[Required task] Give again, exactly as written, the lines of the records below from the line with "Convert this chart" to the line with "palette = dict(zip(cats, colors))". Both end lines count; pictures do not.
>> start Given data
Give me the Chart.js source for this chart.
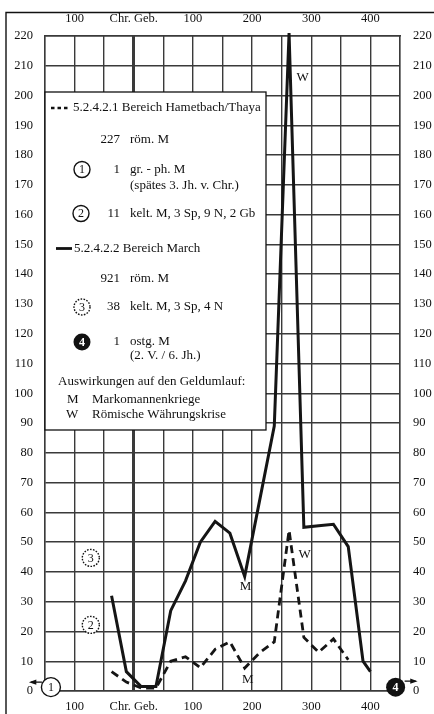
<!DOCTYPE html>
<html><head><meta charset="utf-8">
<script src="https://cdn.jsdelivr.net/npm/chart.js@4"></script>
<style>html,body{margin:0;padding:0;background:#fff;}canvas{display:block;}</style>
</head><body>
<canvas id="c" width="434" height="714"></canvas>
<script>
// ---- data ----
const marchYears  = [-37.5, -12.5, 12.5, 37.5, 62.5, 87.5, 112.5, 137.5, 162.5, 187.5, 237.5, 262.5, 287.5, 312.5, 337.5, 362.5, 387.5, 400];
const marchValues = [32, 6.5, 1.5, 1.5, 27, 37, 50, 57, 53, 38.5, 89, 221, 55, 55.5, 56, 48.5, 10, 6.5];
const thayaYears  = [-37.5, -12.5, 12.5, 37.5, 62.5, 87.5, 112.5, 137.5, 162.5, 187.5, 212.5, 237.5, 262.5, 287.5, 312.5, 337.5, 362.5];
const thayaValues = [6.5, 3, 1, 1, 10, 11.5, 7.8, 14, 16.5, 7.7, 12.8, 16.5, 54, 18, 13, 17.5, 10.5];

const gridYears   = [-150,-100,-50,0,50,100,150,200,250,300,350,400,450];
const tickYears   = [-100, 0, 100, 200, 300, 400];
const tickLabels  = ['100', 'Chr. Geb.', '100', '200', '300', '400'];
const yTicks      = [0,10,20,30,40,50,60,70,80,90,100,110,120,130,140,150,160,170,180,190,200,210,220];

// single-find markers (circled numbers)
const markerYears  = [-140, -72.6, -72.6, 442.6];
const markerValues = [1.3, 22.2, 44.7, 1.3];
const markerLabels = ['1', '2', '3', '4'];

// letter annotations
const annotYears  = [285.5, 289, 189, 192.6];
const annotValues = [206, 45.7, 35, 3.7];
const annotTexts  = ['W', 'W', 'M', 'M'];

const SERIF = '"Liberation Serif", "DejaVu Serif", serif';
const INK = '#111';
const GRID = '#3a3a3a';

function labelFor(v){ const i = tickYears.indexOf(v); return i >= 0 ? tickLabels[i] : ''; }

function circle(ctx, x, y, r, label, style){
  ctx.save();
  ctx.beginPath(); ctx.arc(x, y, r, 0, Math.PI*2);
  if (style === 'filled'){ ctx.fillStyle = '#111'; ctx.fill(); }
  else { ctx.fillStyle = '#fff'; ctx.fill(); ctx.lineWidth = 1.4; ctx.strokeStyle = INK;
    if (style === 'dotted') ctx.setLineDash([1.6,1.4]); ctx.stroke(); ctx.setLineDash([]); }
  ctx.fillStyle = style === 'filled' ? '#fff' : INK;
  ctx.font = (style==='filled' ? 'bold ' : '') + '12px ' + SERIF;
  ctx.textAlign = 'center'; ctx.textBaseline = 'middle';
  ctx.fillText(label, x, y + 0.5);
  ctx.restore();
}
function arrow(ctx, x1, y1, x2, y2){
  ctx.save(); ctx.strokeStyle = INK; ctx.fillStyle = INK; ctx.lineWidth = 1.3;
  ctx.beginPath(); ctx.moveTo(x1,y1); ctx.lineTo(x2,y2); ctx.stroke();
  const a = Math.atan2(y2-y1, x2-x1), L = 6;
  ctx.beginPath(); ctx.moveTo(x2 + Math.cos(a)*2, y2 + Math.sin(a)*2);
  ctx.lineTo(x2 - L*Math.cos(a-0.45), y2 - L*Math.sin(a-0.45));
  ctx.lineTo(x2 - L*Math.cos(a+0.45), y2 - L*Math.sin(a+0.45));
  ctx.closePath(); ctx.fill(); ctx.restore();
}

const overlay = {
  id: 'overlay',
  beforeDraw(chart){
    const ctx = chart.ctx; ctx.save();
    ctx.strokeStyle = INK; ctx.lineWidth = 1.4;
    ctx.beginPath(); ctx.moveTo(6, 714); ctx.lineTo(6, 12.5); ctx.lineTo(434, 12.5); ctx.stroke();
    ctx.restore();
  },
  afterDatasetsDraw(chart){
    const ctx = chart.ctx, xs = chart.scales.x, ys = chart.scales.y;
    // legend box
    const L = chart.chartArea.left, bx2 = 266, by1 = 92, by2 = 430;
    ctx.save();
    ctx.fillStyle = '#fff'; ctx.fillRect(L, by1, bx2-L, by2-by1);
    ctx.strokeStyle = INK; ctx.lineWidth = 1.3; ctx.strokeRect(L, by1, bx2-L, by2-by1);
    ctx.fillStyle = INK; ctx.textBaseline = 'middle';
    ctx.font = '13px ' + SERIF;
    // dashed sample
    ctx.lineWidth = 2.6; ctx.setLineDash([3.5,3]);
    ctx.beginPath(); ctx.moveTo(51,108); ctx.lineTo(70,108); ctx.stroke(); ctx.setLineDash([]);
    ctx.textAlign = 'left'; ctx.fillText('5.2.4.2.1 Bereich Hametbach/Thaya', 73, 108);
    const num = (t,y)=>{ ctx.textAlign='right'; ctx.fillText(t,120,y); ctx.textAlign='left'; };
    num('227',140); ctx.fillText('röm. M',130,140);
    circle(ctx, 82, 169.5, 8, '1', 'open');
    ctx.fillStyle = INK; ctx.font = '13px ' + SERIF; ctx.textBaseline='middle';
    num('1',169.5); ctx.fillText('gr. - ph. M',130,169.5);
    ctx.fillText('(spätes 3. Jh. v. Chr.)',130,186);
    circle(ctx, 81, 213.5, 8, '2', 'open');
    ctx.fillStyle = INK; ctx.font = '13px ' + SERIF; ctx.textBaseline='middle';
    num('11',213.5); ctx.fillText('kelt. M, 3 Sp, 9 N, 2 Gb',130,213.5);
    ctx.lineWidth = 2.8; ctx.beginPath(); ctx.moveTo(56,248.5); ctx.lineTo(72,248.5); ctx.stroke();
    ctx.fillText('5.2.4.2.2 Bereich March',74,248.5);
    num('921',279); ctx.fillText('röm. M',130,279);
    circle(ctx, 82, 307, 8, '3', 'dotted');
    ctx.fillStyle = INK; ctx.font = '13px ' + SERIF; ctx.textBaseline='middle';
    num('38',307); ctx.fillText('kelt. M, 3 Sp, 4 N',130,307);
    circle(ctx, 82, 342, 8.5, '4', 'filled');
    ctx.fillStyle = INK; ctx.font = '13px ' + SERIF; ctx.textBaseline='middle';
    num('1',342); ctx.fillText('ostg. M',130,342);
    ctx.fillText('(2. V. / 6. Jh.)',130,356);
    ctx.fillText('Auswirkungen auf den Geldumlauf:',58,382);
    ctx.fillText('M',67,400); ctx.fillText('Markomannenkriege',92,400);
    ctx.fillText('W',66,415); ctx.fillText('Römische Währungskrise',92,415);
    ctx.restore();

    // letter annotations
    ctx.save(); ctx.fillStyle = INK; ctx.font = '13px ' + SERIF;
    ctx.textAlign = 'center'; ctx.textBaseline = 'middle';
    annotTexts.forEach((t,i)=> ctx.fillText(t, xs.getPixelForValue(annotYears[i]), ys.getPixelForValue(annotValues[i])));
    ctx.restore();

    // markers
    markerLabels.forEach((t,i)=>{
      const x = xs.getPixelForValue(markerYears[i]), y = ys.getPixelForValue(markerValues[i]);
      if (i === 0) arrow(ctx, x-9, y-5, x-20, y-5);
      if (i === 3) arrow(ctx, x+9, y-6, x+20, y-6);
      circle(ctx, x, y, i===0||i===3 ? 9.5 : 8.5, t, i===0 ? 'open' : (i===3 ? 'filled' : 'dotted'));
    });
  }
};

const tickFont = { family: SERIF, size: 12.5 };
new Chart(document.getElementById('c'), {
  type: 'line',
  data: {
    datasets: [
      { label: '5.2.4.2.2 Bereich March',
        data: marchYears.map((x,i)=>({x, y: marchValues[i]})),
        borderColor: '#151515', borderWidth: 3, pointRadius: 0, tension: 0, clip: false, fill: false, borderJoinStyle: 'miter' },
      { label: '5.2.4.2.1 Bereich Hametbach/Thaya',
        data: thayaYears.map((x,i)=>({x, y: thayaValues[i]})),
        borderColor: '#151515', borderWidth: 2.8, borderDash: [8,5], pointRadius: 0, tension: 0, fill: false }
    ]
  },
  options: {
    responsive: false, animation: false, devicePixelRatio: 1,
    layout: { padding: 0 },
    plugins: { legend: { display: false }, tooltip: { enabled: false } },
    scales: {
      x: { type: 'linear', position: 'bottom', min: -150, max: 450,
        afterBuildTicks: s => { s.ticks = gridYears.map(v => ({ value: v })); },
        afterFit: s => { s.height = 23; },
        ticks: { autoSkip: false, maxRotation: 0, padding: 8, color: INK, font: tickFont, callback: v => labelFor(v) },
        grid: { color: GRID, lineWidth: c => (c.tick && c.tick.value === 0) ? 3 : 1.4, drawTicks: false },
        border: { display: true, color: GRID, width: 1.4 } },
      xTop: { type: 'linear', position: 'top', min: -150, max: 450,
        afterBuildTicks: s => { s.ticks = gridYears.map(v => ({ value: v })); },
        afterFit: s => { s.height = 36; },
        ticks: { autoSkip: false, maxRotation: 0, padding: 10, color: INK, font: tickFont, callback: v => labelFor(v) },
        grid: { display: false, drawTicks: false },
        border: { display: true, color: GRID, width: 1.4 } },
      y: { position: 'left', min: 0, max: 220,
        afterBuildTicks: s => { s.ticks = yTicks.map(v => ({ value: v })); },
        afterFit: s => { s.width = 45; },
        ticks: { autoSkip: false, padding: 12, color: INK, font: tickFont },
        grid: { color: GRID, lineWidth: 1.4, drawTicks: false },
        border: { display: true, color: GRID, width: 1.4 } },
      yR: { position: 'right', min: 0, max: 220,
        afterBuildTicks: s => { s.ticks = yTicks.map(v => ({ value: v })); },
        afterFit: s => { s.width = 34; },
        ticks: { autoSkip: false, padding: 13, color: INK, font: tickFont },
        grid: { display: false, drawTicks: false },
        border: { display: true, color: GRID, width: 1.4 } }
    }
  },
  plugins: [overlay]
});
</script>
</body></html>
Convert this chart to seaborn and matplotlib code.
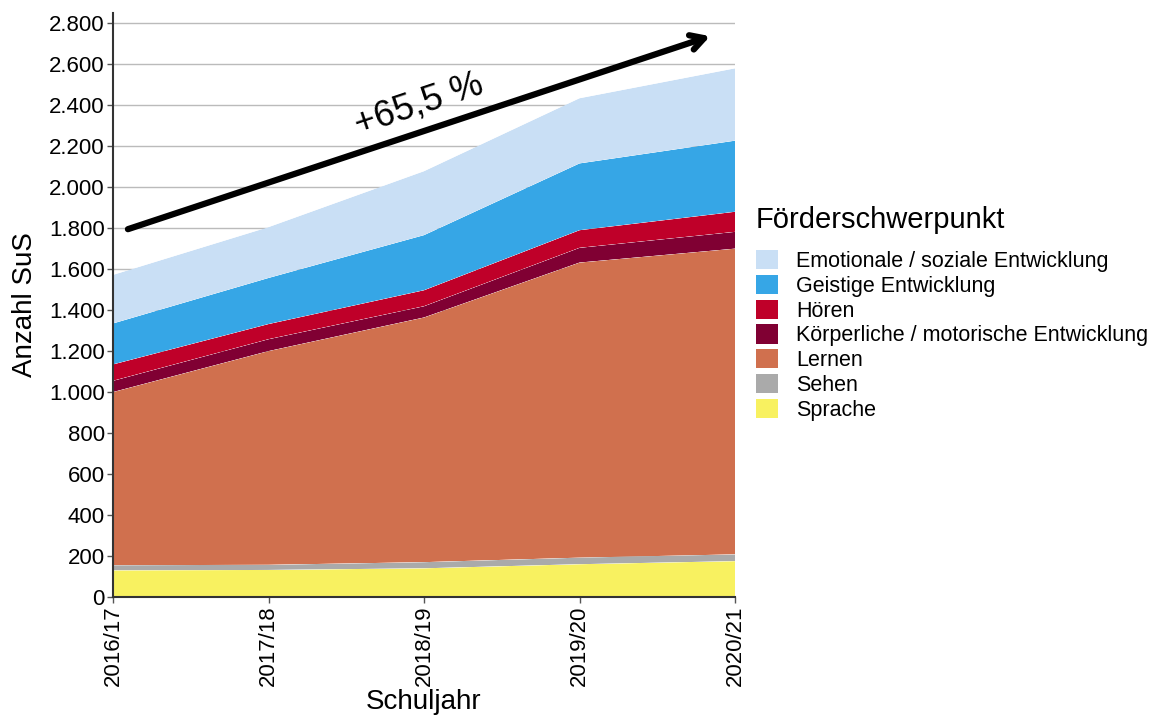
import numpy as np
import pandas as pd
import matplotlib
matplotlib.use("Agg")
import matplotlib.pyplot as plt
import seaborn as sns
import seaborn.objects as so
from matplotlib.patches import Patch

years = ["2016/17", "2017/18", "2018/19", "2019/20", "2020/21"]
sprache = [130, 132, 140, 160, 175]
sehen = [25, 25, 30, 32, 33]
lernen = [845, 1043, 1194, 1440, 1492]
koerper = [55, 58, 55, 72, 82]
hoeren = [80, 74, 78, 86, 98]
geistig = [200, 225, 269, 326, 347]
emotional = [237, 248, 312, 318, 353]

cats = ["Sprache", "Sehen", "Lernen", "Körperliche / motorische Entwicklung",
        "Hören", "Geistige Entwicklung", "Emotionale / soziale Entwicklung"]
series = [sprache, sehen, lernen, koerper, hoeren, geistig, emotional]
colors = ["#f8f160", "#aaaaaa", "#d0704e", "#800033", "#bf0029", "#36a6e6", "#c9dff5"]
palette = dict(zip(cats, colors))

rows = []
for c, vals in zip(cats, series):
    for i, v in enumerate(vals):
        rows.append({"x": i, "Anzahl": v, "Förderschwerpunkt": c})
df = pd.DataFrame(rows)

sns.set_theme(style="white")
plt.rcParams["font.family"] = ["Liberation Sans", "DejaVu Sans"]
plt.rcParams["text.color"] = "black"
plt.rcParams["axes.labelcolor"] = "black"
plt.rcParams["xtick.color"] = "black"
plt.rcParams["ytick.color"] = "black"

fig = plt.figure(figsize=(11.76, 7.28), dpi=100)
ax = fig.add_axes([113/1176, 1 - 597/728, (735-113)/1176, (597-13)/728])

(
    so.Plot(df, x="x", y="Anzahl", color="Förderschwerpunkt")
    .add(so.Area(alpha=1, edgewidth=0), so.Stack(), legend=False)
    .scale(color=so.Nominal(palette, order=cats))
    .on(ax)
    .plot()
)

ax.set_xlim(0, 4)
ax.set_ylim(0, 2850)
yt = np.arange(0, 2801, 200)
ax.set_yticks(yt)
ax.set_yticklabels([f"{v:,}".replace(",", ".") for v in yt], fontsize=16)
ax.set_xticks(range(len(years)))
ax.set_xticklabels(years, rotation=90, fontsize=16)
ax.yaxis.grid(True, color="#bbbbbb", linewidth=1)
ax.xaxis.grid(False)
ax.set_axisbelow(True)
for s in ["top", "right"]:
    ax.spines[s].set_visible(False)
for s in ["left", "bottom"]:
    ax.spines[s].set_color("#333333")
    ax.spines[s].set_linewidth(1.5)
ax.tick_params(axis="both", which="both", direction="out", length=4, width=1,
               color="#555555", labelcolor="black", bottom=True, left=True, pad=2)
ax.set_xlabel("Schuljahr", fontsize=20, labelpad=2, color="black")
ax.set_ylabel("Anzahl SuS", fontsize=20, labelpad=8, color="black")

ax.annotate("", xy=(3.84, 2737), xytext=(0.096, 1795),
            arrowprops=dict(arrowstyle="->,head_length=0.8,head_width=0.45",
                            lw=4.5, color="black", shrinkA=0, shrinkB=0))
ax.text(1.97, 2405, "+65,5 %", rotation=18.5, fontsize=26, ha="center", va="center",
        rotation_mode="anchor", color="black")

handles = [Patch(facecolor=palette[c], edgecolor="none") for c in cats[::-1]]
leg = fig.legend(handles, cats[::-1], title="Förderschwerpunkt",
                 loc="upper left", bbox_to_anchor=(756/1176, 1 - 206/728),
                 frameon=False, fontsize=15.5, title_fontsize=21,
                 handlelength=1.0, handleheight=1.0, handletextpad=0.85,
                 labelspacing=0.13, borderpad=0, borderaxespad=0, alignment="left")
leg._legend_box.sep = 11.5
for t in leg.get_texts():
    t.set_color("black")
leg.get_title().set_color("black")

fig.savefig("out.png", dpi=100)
>> end Given data
[Solution]
Convert this chart to seaborn and matplotlib code.
import numpy as np
import pandas as pd
import matplotlib
matplotlib.use("Agg")
import matplotlib.pyplot as plt
import seaborn as sns
import seaborn.objects as so
from matplotlib.patches import Patch

years = ["2016/17", "2017/18", "2018/19", "2019/20", "2020/21"]
sprache = [130, 132, 140, 160, 175]
sehen = [25, 25, 30, 32, 33]
lernen = [845, 1043, 1194, 1440, 1492]
koerper = [55, 58, 55, 72, 82]
hoeren = [80, 74, 78, 86, 98]
geistig = [200, 225, 269, 326, 347]
emotional = [237, 248, 312, 318, 353]

cats = ["Sprache", "Sehen", "Lernen", "Körperliche / motorische Entwicklung",
        "Hören", "Geistige Entwicklung", "Emotionale / soziale Entwicklung"]
series = [sprache, sehen, lernen, koerper, hoeren, geistig, emotional]
colors = ["#f8f160", "#aaaaaa", "#d0704e", "#800033", "#bf0029", "#36a6e6", "#c9dff5"]
palette = dict(zip(cats, colors))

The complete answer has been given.